The U.S. ended up scoring in the second half in large part because Klinsmann forced the American double-pivot upfield. Beckerman stayed slightly deeper than Torres, but the two worked off each other and a rare great game from Brek Shea provided an actual bookend on the left wing. The 4-2-3-1 was off to a tidy start.
Now, to last month. Dos-a-cero.
Idea men are famously prosaic. It’s sometimes hard to follow their logic, and the tug against attempting the un-attempted is rarely very strong. Klinsmann has his tactical ideals, but he’s always willing to break them. As I mentioned before, for much of 2012 and into the early part of this year, Klinsmann occasionally experimented with using three midfield destroyers, most notably on the road to open the Hex with a 2-1 thud against Honduras.
The idea was to allow Jermaine Jones to split off to cover Timmy Chandler’s retreats while spraying deep balls, allow Bradley the run of the central portion of the field and let Danny Williams stay deepest.
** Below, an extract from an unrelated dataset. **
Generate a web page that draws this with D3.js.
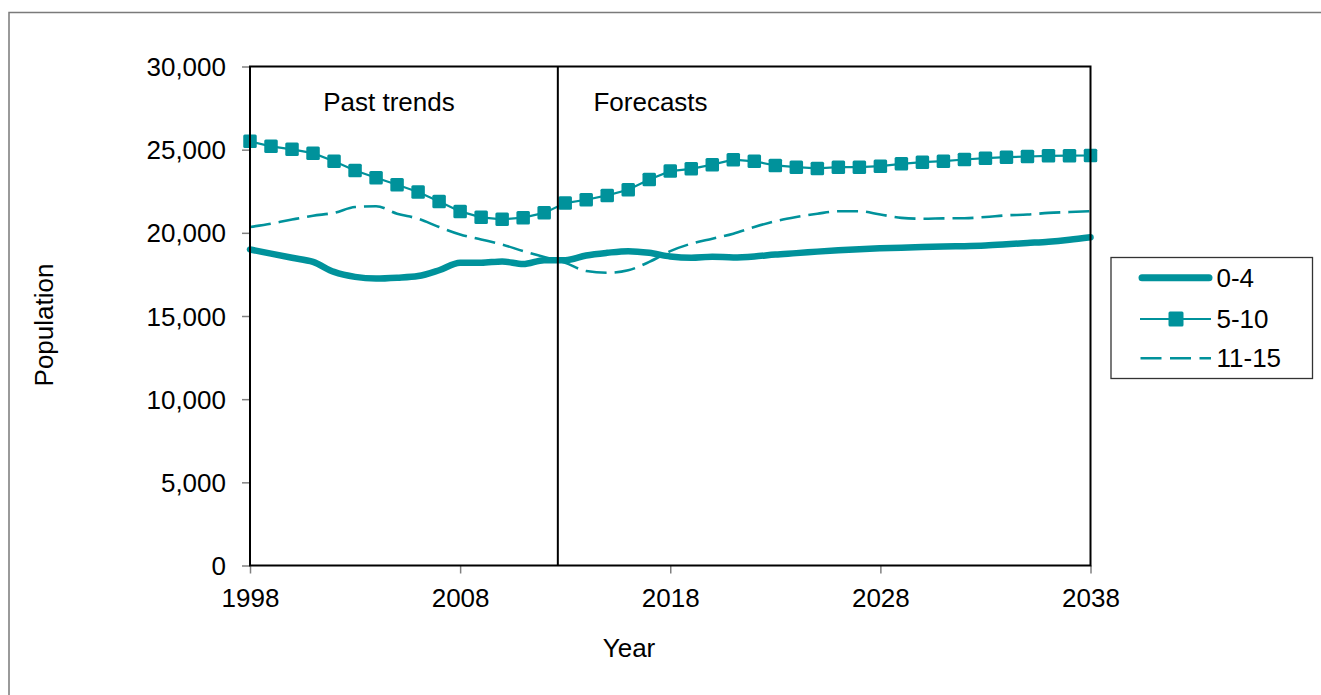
<!DOCTYPE html>
<html>
<head>
<meta charset="utf-8">
<script src="https://cdn.jsdelivr.net/npm/d3@7"></script>
<style>
  html, body { margin: 0; padding: 0; background: #fff; }
  svg text { font-family: "Liberation Sans", Arial, sans-serif; fill: #000; }
</style>
</head>
<body>
<svg id="chart" width="1321" height="695"></svg>
<script>
const years = [1998,1999,2000,2001,2002,2003,2004,2005,2006,2007,2008,2009,2010,2011,2012,2013,2014,2015,2016,2017,2018,2019,2020,2021,2022,2023,2024,2025,2026,2027,2028,2029,2030,2031,2032,2033,2034,2035,2036,2037,2038];
const age0_4 = [19000,18750,18500,18250,17650,17350,17250,17300,17400,17750,18200,18200,18280,18120,18350,18350,18640,18800,18900,18800,18580,18500,18560,18520,18580,18700,18780,18870,18950,19020,19070,19110,19150,19180,19200,19240,19310,19390,19470,19590,19740];
const age5_10 = [25500,25200,25020,24790,24310,23750,23310,22890,22450,21890,21290,20930,20810,20910,21200,21790,21990,22250,22590,23210,23710,23850,24100,24400,24300,24050,23950,23870,23950,23950,24010,24150,24250,24310,24410,24490,24550,24590,24630,24640,24650];
const age11_15 = [20350,20550,20800,21030,21200,21550,21600,21150,20850,20350,19900,19600,19300,18900,18550,18200,17700,17600,17750,18250,18900,19350,19650,19950,20350,20700,20950,21150,21300,21300,21100,20900,20850,20870,20880,20950,21050,21100,21200,21250,21300];
const seriesNames = ["0-4","5-10","11-15"];
const xTicks = [1998,2008,2018,2028,2038];
const yTicks = [0,5000,10000,15000,20000,25000,30000];
const dividerYear = 2012.65;
const periodLabels = ["Past trends","Forecasts"];
const xTitle = "Year";
const yTitle = "Population";

const teal = "#00929B";
const svg = d3.select("#chart");

// outer chart border
svg.append("rect").attr("x",9).attr("y",12.5).attr("width",1330).attr("height",700)
  .attr("fill","none").attr("stroke","#7a7a7a").attr("stroke-width",1.5);

const x = d3.scaleLinear().domain([1998,2038]).range([250,1090.5]);
const y = d3.scaleLinear().domain([0,30000]).range([565.5,66.5]);

// ticks
const yAxis = d3.axisLeft(y).tickValues(yTicks).tickSize(8).tickFormat(d3.format(","));
const yg = svg.append("g").attr("transform","translate(250,0)").call(yAxis);
yg.select(".domain").remove();
yg.selectAll(".tick line").attr("stroke","#808080").attr("stroke-width",1.5);
yg.selectAll(".tick text").attr("x",-24).attr("dy","0.35em")
  .style("font-size","26px").style("font-family","'Liberation Sans', Arial, sans-serif").attr("fill","#000");

const xAxis = d3.axisBottom(x).tickValues(xTicks).tickSize(8).tickFormat(d3.format("d"));
const xg = svg.append("g").attr("transform","translate(0,565.5)").call(xAxis);
xg.select(".domain").remove();
xg.selectAll(".tick line").attr("stroke","#808080").attr("stroke-width",1.5);
xg.selectAll(".tick text").attr("y",23).attr("dy","0.71em")
  .style("font-size","26px").style("font-family","'Liberation Sans', Arial, sans-serif").attr("fill","#000");

// series
const pts = arr => years.map((yr,i)=>[yr,arr[i]]);
const lineSmooth = d3.line().x(d=>x(d[0])).y(d=>y(d[1])).curve(d3.curveMonotoneX);
const lineLin = d3.line().x(d=>x(d[0])).y(d=>y(d[1]));

svg.append("path").attr("d",lineSmooth(pts(age0_4))).attr("fill","none")
  .attr("stroke",teal).attr("stroke-width",6.5).attr("stroke-linejoin","round").attr("stroke-linecap","round");

svg.append("path").attr("d",lineLin(pts(age5_10))).attr("fill","none")
  .attr("stroke",teal).attr("stroke-width",2.2);
const ms = 13.5;
svg.append("g").selectAll("rect").data(pts(age5_10)).join("rect")
  .attr("x",d=>x(d[0])-ms/2).attr("y",d=>y(d[1])-ms/2)
  .attr("width",ms).attr("height",ms).attr("rx",1.5).attr("fill",teal);

svg.append("path").attr("d",lineSmooth(pts(age11_15))).attr("fill","none")
  .attr("stroke",teal).attr("stroke-width",2.6).attr("stroke-dasharray","21,8");

// plot frame
svg.append("rect").attr("x",x(1998)).attr("y",y(30000))
  .attr("width",x(2038)-x(1998)).attr("height",y(0)-y(30000))
  .attr("fill","none").attr("stroke","#000").attr("stroke-width",2);

// divider
svg.append("line").attr("x1",x(dividerYear)).attr("x2",x(dividerYear))
  .attr("y1",y(30000)).attr("y2",y(0)).attr("stroke","#000").attr("stroke-width",2);

svg.append("text").attr("x",389).attr("y",111).attr("text-anchor","middle")
  .style("font-size","26px").text(periodLabels[0]);
svg.append("text").attr("x",650.5).attr("y",111).attr("text-anchor","middle")
  .style("font-size","26px").text(periodLabels[1]);

// axis titles
svg.append("text").attr("x",629).attr("y",657).attr("text-anchor","middle")
  .style("font-size","26px").text(xTitle);
svg.append("text").attr("transform","translate(53,325) rotate(-90)").attr("text-anchor","middle")
  .style("font-size","26px").text(yTitle);

// legend
const lg = svg.append("g");
lg.append("rect").attr("x",1111).attr("y",257.5).attr("width",201.5).attr("height",121)
  .attr("fill","#fff").attr("stroke","#333").attr("stroke-width",1.3);
const rowsY = [277.7,319,358.3];
lg.append("line").attr("x1",1142).attr("x2",1209).attr("y1",rowsY[0]).attr("y2",rowsY[0])
  .attr("stroke",teal).attr("stroke-width",7).attr("stroke-linecap","round");
lg.append("line").attr("x1",1140).attr("x2",1211).attr("y1",rowsY[1]).attr("y2",rowsY[1])
  .attr("stroke",teal).attr("stroke-width",2.2);
lg.append("rect").attr("x",1176-7.5).attr("y",rowsY[1]-7.5).attr("width",15).attr("height",15)
  .attr("rx",1.5).attr("fill",teal);
lg.append("line").attr("x1",1140.5).attr("x2",1211).attr("y1",rowsY[2]).attr("y2",rowsY[2])
  .attr("stroke",teal).attr("stroke-width",2.6).attr("stroke-dasharray","21,8.5");
seriesNames.forEach((n,i)=>{
  lg.append("text").attr("x",1216.5).attr("y",rowsY[i]).attr("dy","0.35em")
    .style("font-size","26px").text(n);
});
</script>
</body>
</html>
It never really worked the way he intended.
The Gold Cup allowed him to experiment, and even when it appeared the lineup was geared toward a 4-1-3-2 (which seems to be Klinsmann’s other nom de guerre), it seemed to settle back into the comfortable environs of the 4-2-3-1. Which is exactly what happened against Mexico in September.
Klinsmann started Jones and Beckerman last month, and given that Beckerman was in Klinsmann’s first-ever lineup sheet, it makes sense. The recently flighty Jermaine Jones set next to him, and the top of the initial formation almost looked like a 4-4-2 with a “double six.” That is, an empty bucket. That’s because at least on the lineup sheet, it looks like Clint Dempsey is deployed next to Eddie Johnson up top, with Landon Donovan wide left.
Instead, sensing the tenor of the game, Dempsey largely played underneath EJ as the central playmaker (until he replaced EJ up top alone in the second half), seamlessly fitting himself in a 4-2-3-1 they created largely out of habit. It created some lovely second-half interplay between Donovan from the left and Dempsey, who skipped in and out of their positions like keyed-up ballerinas in front of Jones and Beckerman, who held ably.
This is significant because unlike Bradley’s 4-4-2/4-2-2-2 formation fallback, which was unpredictable at best, Klinsmann has created a possession-based foundational attack. In two years. On balance, this is an astounding turn of events. It’s no secret that widespread implementations rarely take hold if they can’t be battle-tested successfully in averse situations. That’s why Bradley’s results were often so scattershot. Conversely, it’s why Klinsmann’s USMNT squad put together one of the world’s best national-team winning streaks of the century.
Klinsmann hasn’t really shed his mystical approach to the game. He still speaks in loving platitudes about rotational triangles and top-down soccer revolutions that emphasize attractive, forward-thinking play. He’s still the same coach Philipp Lahm accused of having his head so far in the clouds that he barely even discussed tactics.
But what we’ve seen In Between The Mexicos has been a pervasive paradigm shift away from a style that’s defined American soccer for, ostensibly, generations, and toward one that has joined the world model. Has it been perfected? Of course not. The potter’s handiwork is only as valuable as the imperfect man who wields the tools.
But tactically, there have been enough encouraging pieces fall into place since 2011 to believe that Klinsmann isn’t just setting the table for himself. He’s leaving the silverware for whoever comes next.